The Paris Agreement of 2015 enshrined a five-year review cycle intended to ratchet up ambition over time. Yet after two cycles, collective action remains inadequate. Fewer than half of national pledges include commitments to phase out fossil fuels, undermining the coherence of global mitigation efforts. For markets, that incoherence generates policy risk: inconsistent national approaches to coal, oil and gas mean capital markets struggle to price the scale and timing of stranded-asset risks, complicating investment decisions for utilities, oil majors and infrastructure funds.

COP30 will therefore be judged on four implicit tests. The first is ambition: will a critical mass of emitters present NDC updates that close most of the current gap? Achieving that requires domestic policy packages—renewable capacity auctions, carbon pricing, regulatory phase-outs—that are credible to investors and durable across election cycles. Without such measures, announced pledges risk remaining aspirational rather than actionable.

The second test concerns fossil fuels. A transition-oriented outcome requires more than emissions targets; it requires explicit timelines and policy levers to reduce coal, oil and gas use. The fact that fewer than half of national plans currently commit to fossil-fuel phase-outs means that even enhanced NDCs can leave high-carbon infrastructure and supply chains intact, perpetuating exposure to future policy shocks and abrupt repricing.

The third test is climate finance. Many developing countries’ NDCs are conditional on financial support from wealthier nations. COP29 exposed the fragility of that promise: the conference failed to mobilize finance at the scale and terms that developing countries say they need. That shortfall is not only a moral and geopolitical problem; it is an economic one. Lack of predictable concessional finance increases sovereign borrowing costs, delays adaptation projects, and can push vulnerable countries toward higher-emission, short-term growth strategies.
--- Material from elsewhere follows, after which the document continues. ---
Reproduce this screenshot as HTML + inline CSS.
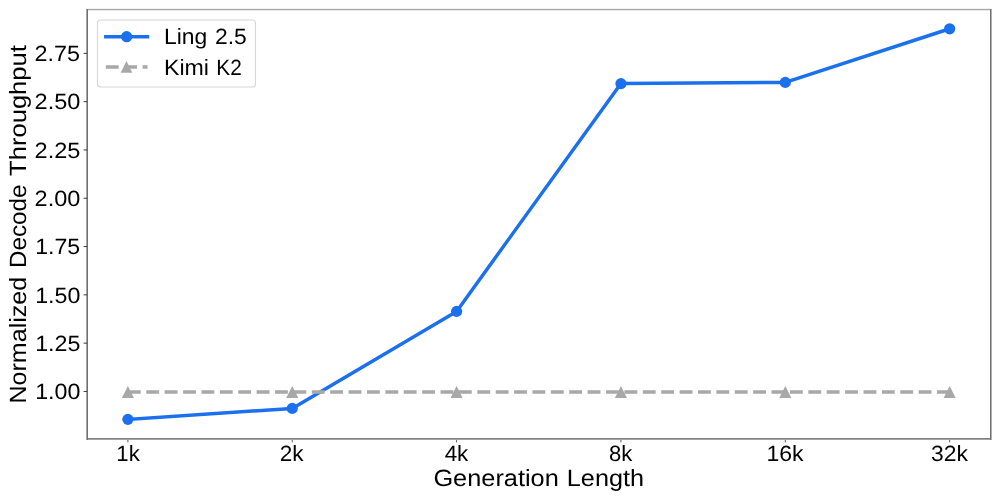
<!DOCTYPE html>
<html lang="en"><head><meta charset="utf-8"><title>Normalized Decode Throughput vs Generation Length</title>
<style>html,body{margin:0;padding:0;background:#fff;}body{width:1000px;height:500px;overflow:hidden;}svg{display:block;will-change:transform;}text{font-family:"Liberation Sans",sans-serif;fill:#000;font-kerning:none;text-rendering:geometricPrecision;}</style></head><body>
<svg width="1000" height="500" viewBox="0 0 1000 500">
<rect x="0" y="0" width="1000" height="500" fill="#ffffff"/>
<polyline points="127.90,419.36 292.25,408.40 456.60,311.40 620.95,83.60 785.30,82.40 949.65,28.80" fill="none" stroke="#1b70ed" stroke-width="3.47" stroke-linejoin="round" stroke-linecap="square"/>
<circle cx="127.90" cy="419.36" r="5.6" fill="#1b70ed"/>
<circle cx="292.25" cy="408.40" r="5.6" fill="#1b70ed"/>
<circle cx="456.60" cy="311.40" r="5.6" fill="#1b70ed"/>
<circle cx="620.95" cy="83.60" r="5.6" fill="#1b70ed"/>
<circle cx="785.30" cy="82.40" r="5.6" fill="#1b70ed"/>
<circle cx="949.65" cy="28.80" r="5.6" fill="#1b70ed"/>
<line x1="127.90" y1="391.9" x2="949.65" y2="391.9" stroke="#a8a8a8" stroke-width="3.47" stroke-dasharray="12.84 5.55"/>
<path d="M127.90 385.95 L133.95 397.95 L121.85 397.95 Z" fill="#a8a8a8"/>
<path d="M292.25 385.95 L298.30 397.95 L286.20 397.95 Z" fill="#a8a8a8"/>
<path d="M456.60 385.95 L462.65 397.95 L450.55 397.95 Z" fill="#a8a8a8"/>
<path d="M620.95 385.95 L627.00 397.95 L614.90 397.95 Z" fill="#a8a8a8"/>
<path d="M785.30 385.95 L791.35 397.95 L779.25 397.95 Z" fill="#a8a8a8"/>
<path d="M949.65 385.95 L955.70 397.95 L943.60 397.95 Z" fill="#a8a8a8"/>
<g shape-rendering="crispEdges">
<rect x="86" y="8" width="906" height="1" fill="#f1f1f1"/>
<rect x="86" y="9" width="906" height="1" fill="#a8a8a8"/>
<rect x="86" y="10" width="906" height="1" fill="#e9e9e9"/>
<rect x="86" y="438" width="906" height="1" fill="#7f7f7f"/>
<rect x="86" y="439" width="906" height="1" fill="#a5a5a5"/>
<rect x="86" y="9" width="1" height="431" fill="#a8a8a8"/>
<rect x="87" y="9" width="1" height="431" fill="#6e6e6e"/>
<rect x="990" y="9" width="1" height="431" fill="#707070"/>
<rect x="991" y="9" width="1" height="431" fill="#b0b0b0"/>
</g>
<line x1="127.90" y1="440" x2="127.90" y2="442.4" stroke="#333" stroke-width="0.8"/>
<line x1="292.25" y1="440" x2="292.25" y2="442.4" stroke="#333" stroke-width="0.8"/>
<line x1="456.60" y1="440" x2="456.60" y2="442.4" stroke="#333" stroke-width="0.8"/>
<line x1="620.95" y1="440" x2="620.95" y2="442.4" stroke="#333" stroke-width="0.8"/>
<line x1="785.30" y1="440" x2="785.30" y2="442.4" stroke="#333" stroke-width="0.8"/>
<line x1="949.65" y1="440" x2="949.65" y2="442.4" stroke="#333" stroke-width="0.8"/>
<line x1="83.6" y1="391.45" x2="87" y2="391.45" stroke="#222" stroke-width="0.9"/>
<line x1="83.6" y1="343.15" x2="87" y2="343.15" stroke="#222" stroke-width="0.9"/>
<line x1="83.6" y1="294.85" x2="87" y2="294.85" stroke="#222" stroke-width="0.9"/>
<line x1="83.6" y1="246.55" x2="87" y2="246.55" stroke="#222" stroke-width="0.9"/>
<line x1="83.6" y1="198.25" x2="87" y2="198.25" stroke="#222" stroke-width="0.9"/>
<line x1="83.6" y1="149.95" x2="87" y2="149.95" stroke="#222" stroke-width="0.9"/>
<line x1="83.6" y1="101.65" x2="87" y2="101.65" stroke="#222" stroke-width="0.9"/>
<line x1="83.6" y1="53.35" x2="87" y2="53.35" stroke="#222" stroke-width="0.9"/>
<text x="35.15" y="399.20" font-size="22.1" textLength="45.23" lengthAdjust="spacingAndGlyphs">1.00</text>
<text x="35.15" y="350.90" font-size="22.1" textLength="45.30" lengthAdjust="spacingAndGlyphs">1.25</text>
<text x="35.15" y="302.60" font-size="22.1" textLength="45.23" lengthAdjust="spacingAndGlyphs">1.50</text>
<text x="35.16" y="254.30" font-size="22.1" textLength="44.98" lengthAdjust="spacingAndGlyphs">1.75</text>
<text x="34.60" y="206.00" font-size="22.1" textLength="45.79" lengthAdjust="spacingAndGlyphs">2.00</text>
<text x="34.60" y="157.70" font-size="22.1" textLength="45.86" lengthAdjust="spacingAndGlyphs">2.25</text>
<text x="34.60" y="109.40" font-size="22.1" textLength="45.79" lengthAdjust="spacingAndGlyphs">2.50</text>
<text x="34.60" y="61.10" font-size="22.1" textLength="45.55" lengthAdjust="spacingAndGlyphs">2.75</text>
<text x="116.31" y="460.90" font-size="22.1" textLength="23.44" lengthAdjust="spacingAndGlyphs">1k</text>
<text x="279.84" y="460.90" font-size="22.1" textLength="23.80" lengthAdjust="spacingAndGlyphs">2k</text>
<text x="444.65" y="460.90" font-size="22.1" textLength="23.70" lengthAdjust="spacingAndGlyphs">4k</text>
<text x="609.01" y="460.90" font-size="22.1" textLength="23.35" lengthAdjust="spacingAndGlyphs">8k</text>
<text x="766.46" y="460.90" font-size="22.1" textLength="37.08" lengthAdjust="spacingAndGlyphs">16k</text>
<text x="930.98" y="460.90" font-size="22.1" textLength="36.96" lengthAdjust="spacingAndGlyphs">32k</text>
<text y="485.80" font-size="23.5"><tspan x="433.41" textLength="125.41" lengthAdjust="spacingAndGlyphs">Generation</tspan> <tspan x="566.83" textLength="77.19" lengthAdjust="spacingAndGlyphs">Length</tspan></text>
<text transform="translate(26.0 401.5) rotate(-90)" y="0" font-size="23.5"><tspan x="-1.96" textLength="126.56" lengthAdjust="spacingAndGlyphs">Normalized</tspan> <tspan x="133.61" textLength="83.37" lengthAdjust="spacingAndGlyphs">Decode</tspan> <tspan x="225.60" textLength="130.81" lengthAdjust="spacingAndGlyphs">Throughput</tspan></text>
<rect x="97.5" y="20" width="158" height="67" rx="3" ry="3" fill="#ffffff" fill-opacity="0.8" stroke="#d6d6d6" stroke-width="1.1"/>
<line x1="105.8" y1="36.7" x2="147.5" y2="36.7" stroke="#1b70ed" stroke-width="3.47" stroke-linecap="square"/>
<circle cx="126.65" cy="36.7" r="5.6" fill="#1b70ed"/>
<line x1="105.8" y1="67.1" x2="147.5" y2="67.1" stroke="#a8a8a8" stroke-width="3.47" stroke-dasharray="12.84 5.55"/>
<path d="M126.50 61.10 L132.30 72.80 L120.70 72.80 Z" fill="#a8a8a8"/>
<text y="44.00" font-size="22.1"><tspan x="164.01" textLength="43.27" lengthAdjust="spacingAndGlyphs">Ling</tspan> <tspan x="214.93" textLength="31.80" lengthAdjust="spacingAndGlyphs">2.5</tspan></text>
<text y="74.50" font-size="22.1"><tspan x="163.99" textLength="45.04" lengthAdjust="spacingAndGlyphs">Kimi</tspan> <tspan x="216.37" textLength="25.47" lengthAdjust="spacingAndGlyphs">K2</tspan></text>
</svg></body></html>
The fourth test is implementation and transparency. Strengthening tracking, delivery mechanisms and oversight—so that pledges are verifiable and tied to finance and technology transfer—is essential to restore trust between developed and developing parties. Investors and insurers will watch whether COP30 produces clearer rules that reduce policy uncertainty and enable more capital to flow into low-carbon infrastructure.

If COP30 fails these tests, markets will price in higher physical and transition risks, and the economic burden of adaptation and disaster recovery will grow—falling disproportionately on countries least responsible for historical emissions. If it succeeds, the conference could sharpen policy signals, accelerate capital reallocation, and narrow a destructive gap between current trajectories and a 1.5°C-aligned pathway. The outcome will shape not just diplomatic headlines but the macroeconomic landscape for years to come.